The Find and Bringing It Home
About a year ago, my Dad bought a large lot of turning wood at auction. I think the primary attraction was the wood rack that the wood was stored on, but to me, the wood was a potential treasure trove of unknown and untried species. Very little, if any of it, was marked as to what exactly the wood was, and some of it was admittedly pretty rough with lots of voids and knots. There was at least one piece that I knew to be a limb or small log from an African Blackwood, complete with sapwood, and there was a fair amount of walnut, but the rest was still pretty much a mystery. Dad and I simply split the lot in roughly in half and I was able to carry it from Califormia to my home in Georgia, in 3 boxes, each measuring approximately 11” x 11” x 17”. That gives some idea of the volume of wood, which weighed in at roughly 150 pounds. All told, the wood traveled almost 2,000 air miles to take up residence in my shop.
Included in the haul were about a dozen roughed out bowls that had obviously been turned wet and green and then left to dry. According to the best estimate my Dad could give, and he knew the original turner, these bowls were roughed out in the early to mid-1970s, making them at this point over 30 years old! To slow the drying process, and presumably to try to prevent checking and/or excessive warp, the bowls were HEAVILY coated with a material that has over the years turned a distinctly orange color, which causes me to suspect shellac is the drying agent he used. As I understand it, this was a common practice before the invention of materials such as Pentacyrl or other such products designed to slow the drying time of green wood. In addition to simply being old, the bowls were not treated well over the years. They were sold by the original turner at some point, along with a great deal of other turning wood I assume, and it was from this secondary owner that we obtained them. I don’t know where or how they were stored, but they arrived absolutely filthy, covered in dust, cobwebs, and in a few cases outright mud. Simply put they were nothing to look at and Dad was in favor of just tossing them into the trash. My protective side took over and I decided to take them with me, seeming “trash” alongside some very nice pieces of turning wood. It took me about a year, but eventually I pulled these pieces off the shelf, mostly because they were in the way of some nicer wood that I wanted to store and dry.

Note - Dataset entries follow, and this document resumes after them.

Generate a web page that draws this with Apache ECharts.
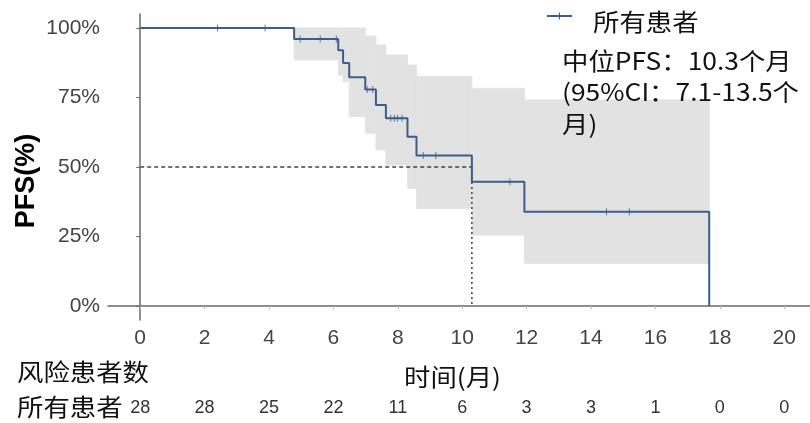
<!DOCTYPE html>
<html>
<head>
<meta charset="utf-8">
<title>PFS</title>
<script src="https://cdn.jsdelivr.net/npm/echarts@6/dist/echarts.min.js"></script>
<style>
  html, body { margin: 0; padding: 0; background: #fff; }
  #chart { width: 810px; height: 423px; }
</style>
</head>
<body>
<div id="chart"></div>
<script>
// Kaplan–Meier step curve: event times (months) and survival after each step
const eventTimes = [0, 4.78, 6.15, 6.30, 6.49, 6.99, 7.32, 7.63, 8.30, 8.58, 10.30, 11.93, 17.67];
const survival   = [1.0, 0.960, 0.920, 0.874, 0.823, 0.779, 0.723, 0.675, 0.609, 0.541, 0.447, 0.339, 0.0];

// Censored observations
const censorTimes = [2.40, 3.88, 4.97, 5.59, 6.09, 7.05, 7.22, 7.78, 7.89, 7.99, 8.13, 8.79, 9.18, 11.48, 14.48, 15.19];
const censorSurv  = [1.0, 1.0, 0.960, 0.960, 0.960, 0.779, 0.779, 0.675, 0.675, 0.675, 0.675, 0.541, 0.541, 0.447, 0.339, 0.339];

// 95% confidence band, piecewise constant between consecutive event times
const bandStart = [4.78, 6.15, 6.30, 6.49, 6.99, 7.32, 7.63, 8.30, 8.58, 10.30, 11.93];
const bandEnd   = [6.15, 6.30, 6.49, 6.99, 7.32, 7.63, 8.30, 8.58, 10.30, 11.93, 17.67];
const bandLower = [0.885, 0.830, 0.807, 0.681, 0.621, 0.561, 0.507, 0.423, 0.351, 0.255, 0.153];
const bandUpper = [1.0, 1.0, 1.0, 1.0, 0.971, 0.939, 0.903, 0.867, 0.825, 0.783, 0.741];

// Median PFS
const medianTime = 10.3;
const medianSurv = 0.5;

// Axis ticks and number-at-risk table
const timeTicks = [0, 2, 4, 6, 8, 10, 12, 14, 16, 18, 20];
const riskCounts = [28, 28, 25, 22, 11, 6, 3, 3, 1, 0, 0];
const survTicks = [0, 0.25, 0.5, 0.75, 1.0];

const lineColor = '#3c5d8c';
const bandColor = '#e3e2e3';
const axisColor = '#6a6a6a';
const latin = '"Liberation Sans", Arial, sans-serif';
const cjk = '"Noto Sans CJK SC", "Noto Sans", sans-serif';
const wide = 1.1; // horizontal stretch applied to the free-standing labels

const kmData = eventTimes.map((t, i) => [t, survival[i]]);
const censorData = censorTimes.map((t, i) => [t, censorSurv[i]]);
const bandData = bandStart.map((t, i) => [t, bandEnd[i], bandLower[i], bandUpper[i]]);

const chart = echarts.init(document.getElementById('chart'), null, { renderer: 'canvas' });

// small "+" used for censor ticks
const plusMark = 'path://M2,0L3,0L3,3L5,3L5,4L3,4L3,7L2,7L2,4L0,4L0,3L2,3Z';

// legend glyph: same "+" outline, placed in the middle of the legend line
const legendPlus = [[2, 0], [3, 0], [3, 3], [5, 3], [5, 4], [3, 4], [3, 7], [2, 7], [2, 4], [0, 4], [0, 3], [2, 3]]
  .map(p => [p[0] + 557, p[1] + 12.5]);

function label(x, y, text, size, extra) {
  return Object.assign({
    type: 'text', x: x, y: y, z: 100, scaleX: wide,
    style: { text: text, fontSize: size, fontFamily: cjk, fill: '#111', align: 'left', verticalAlign: 'middle' }
  }, extra || {});
}

chart.setOption({
  animation: false,
  backgroundColor: '#fff',
  grid: { left: 108, right: 0, top: 14, bottom: 103, containLabel: false, outerBoundsMode: 'none' },
  xAxis: [
    {
      type: 'value', min: -1, max: 20.8,
      axisLine: { show: true, lineStyle: { color: axisColor, width: 1.5 } },
      axisTick: { show: true, customValues: timeTicks, length: 3, lineStyle: { color: '#bbb' } },
      axisLabel: {
        customValues: timeTicks, fontSize: 21, color: '#444', fontFamily: latin, margin: 8
      },
      splitLine: { show: false }
    },
    {
      // number-at-risk row under the time axis
      type: 'value', min: -1, max: 20.8, position: 'bottom', offset: 79,
      axisLine: { show: false }, axisTick: { show: false }, splitLine: { show: false },
      axisLabel: {
        customValues: timeTicks,
        formatter: v => String(riskCounts[Math.round(v / 2)]),
        fontSize: 18, color: '#333', fontFamily: latin, margin: 0
      }
    }
  ],
  yAxis: {
    type: 'value', min: -0.05, max: 1.05,
    axisLine: { show: true, lineStyle: { color: axisColor, width: 1.5 } },
    axisTick: { show: true, customValues: survTicks, length: 4, lineStyle: { color: axisColor } },
    axisLabel: {
      customValues: survTicks,
      formatter: v => Math.round(v * 100) + '%',
      fontSize: 21, color: '#444', fontFamily: latin, margin: 8
    },
    splitLine: { show: false }
  },
  series: [
    {
      name: 'CI',
      type: 'custom',
      silent: true,
      z: 1,
      data: bandData,
      renderItem: (params, api) => {
        const p0 = api.coord([api.value(0), api.value(3)]);
        const p1 = api.coord([api.value(1), api.value(2)]);
        return {
          type: 'rect',
          shape: { x: p0[0], y: p0[1], width: p1[0] - p0[0], height: p1[1] - p0[1] },
          style: { fill: bandColor, stroke: bandColor, lineWidth: 0.8 }
        };
      }
    },
    {
      name: 'median-h',
      type: 'line',
      z: 2,
      data: [[0, medianSurv], [medianTime, medianSurv]],
      showSymbol: false, silent: true,
      lineStyle: { color: '#444', width: 1.3, type: [4, 3] }
    },
    {
      name: 'median-v',
      type: 'line',
      z: 2,
      data: [[medianTime, medianSurv], [medianTime, 0]],
      showSymbol: false, silent: true,
      lineStyle: { color: '#444', width: 1.5, type: [2, 3] }
    },
    {
      name: '所有患者',
      type: 'line',
      z: 3,
      step: 'end',
      data: kmData,
      showSymbol: false,
      lineStyle: { color: lineColor, width: 2 }
    },
    {
      name: 'censor',
      type: 'scatter',
      z: 4,
      data: censorData,
      symbol: plusMark,
      symbolSize: [5, 7],
      itemStyle: { color: lineColor }
    }
  ],
  graphic: [
    {
      type: 'text', x: 27, y: 181, rotation: Math.PI / 2, z: 100,
      style: { text: 'PFS(%)', fontSize: 27, fontWeight: 'bold', fontFamily: latin, fill: '#000', align: 'center', verticalAlign: 'middle' }
    },
    label(404, 377, '时间(月)', 24),
    label(17, 372, '风险患者数', 24),
    label(17, 407, '所有患者', 24),
    // legend
    {
      type: 'line', z: 100, shape: { x1: 547, y1: 16, x2: 572, y2: 16 },
      style: { stroke: lineColor, lineWidth: 2 }
    },
    {
      type: 'polygon', z: 100, shape: { points: legendPlus },
      style: { fill: lineColor }
    },
    label(593, 22, '所有患者', 24),
    label(562, 61, '中位PFS：10.3个月', 24),
    label(562, 92, '(95%CI：7.1-13.5个', 24),
    label(562, 124, '月)', 24)
  ]
});
</script>
</body>
</html>
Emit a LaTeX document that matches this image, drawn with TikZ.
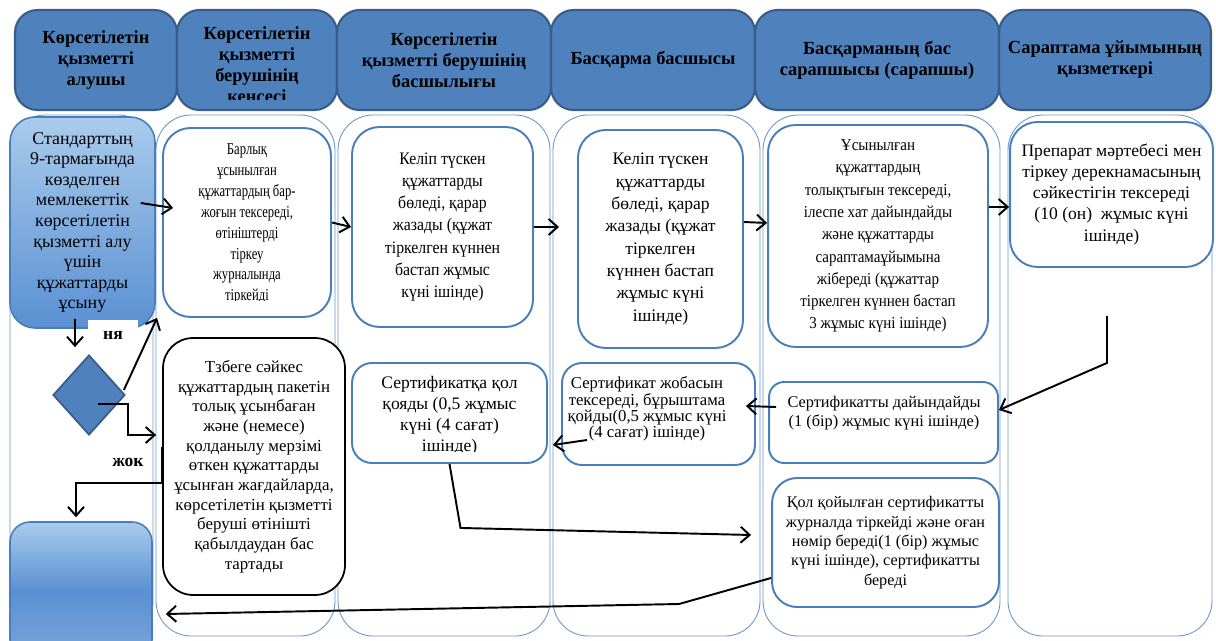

I questioned the wisdom of spending time on items so old and so trashy looking, but decided to give it a go anyway.
Mount and Turn
First, I had to decide how to mount them. All the pieces had been worked with faceplates and in some cases a sacrificial blank was still glued to the foot, but this was not the case with most of the pieces. Those without sacrificial blanks had face plate screw holes in the foot of the piece and in most cases these were too deep, or the foot was already turned too small, for me to be able to reverse mount them and turn off the holes and create a new mounting tenon. I don’t know if the types of chucks available today didn’t exist at the time or if the original turner just didn’t have access to them, but he seems to have worked exclusively with a face plate. I was hesitant to trust sacrificial blanks glued on over 30 years prior, but I decided that if I couldn’t break them bond with hand pressure I would risk using the blank, of course with adequate eye protection and with the tail stock run up as close as possible just in case disaster should strike. Suffice it to say that I should not have trusted old glue to hold as it didn’t, but no harm done to bowl or turner. In the other cases, I simply mounted the face plate in as close to the original position as possible.
To say that the pieces were out of round would be an understatement, so there was quite a bit of wobble and wiggle until they could be worked down to round once again. And as the shellac or varnish came off and the wood was no longer such a startling orange color, most of the pieces turned out to be quite attractive even if I didn’t always agree with the shape that the original turner started. I can change some aspects of shape, but there are limits imposed by the amount of material that there left to work with.
The Result of Working with the Lost Bowls
Several of the pieces turned out to be from very nice walnut, and in one case the wood appears to likely be burl wood based on the complicated figure and texture. The smallest of the pictured bowls turned out to be olive wood, although one could never have guessed that in its original state. The figure and especially the scent of olive wood is unmistakeable if you’ve ever worked with it and while it is rare to find it in pieces large enough to turn bowls with, it makes sense that the original turner would have had such a piece given that almost all of the commercial olive production in the country originates in the area in which he lived. And at roughly 350,000 tons of olive oil produced per year, that amounts to a lot of trees! And in some cases, the trees are grown as ornamentals, so the options the original turner had for sources are numerous. He could have just picked up trimmings from the side of the road as I have been known to do. In other cases I was completely baffled by what the wood could be having never seen anything with such a beautiful and natural yellow-orange color. At first I thought that the color from the shellac or varnish had soaked in really well, but I begin to doubt this as more and more of the surface was removed and the color only deepened. Ultimately we were able to ask the original turner what the wood might be and his guess was that it was Hollywood Juniper (Juniperus chinensis “Torulosa”`). This made sense given that the original turner used a great deal of wood that came his way through his tree and yard service. Branches, or entire trees, that were removed often found their way into his shop so we can pretty well guess that the woods are more likely to be from ornamentals than from timber trees. That said, I still do not know the species of several of the bowls that I have worked with or that I have yet to try. All of the woods thus far have turned out to be quite nice to work with.
Overall, working with these “trash” bowls has provided me with hours of discovery and fun mixed in with a fair amount of occasional frustration. Some of the pieces featured very large knots or other voids that have not always been easy to work with and in at least one case that springs to mind, the wood was simply too old and brittle to survive. I have also been frustrated by the need to resort to using felt to cover the bottoms of some of the pieces that I couldn’t remove the original face plate screw holes from, but this is a minor matter compared to the largely excellent results thus far. I still have 4 of the originals to work with and I am hoping that most, if not all, of them prove to be as worth the effort as those I have worked with thus far. If you are ever given the chance to pick up where another turner left off, even 30 or more years ago, I say “Give it a turn.” You never know what you might end up with.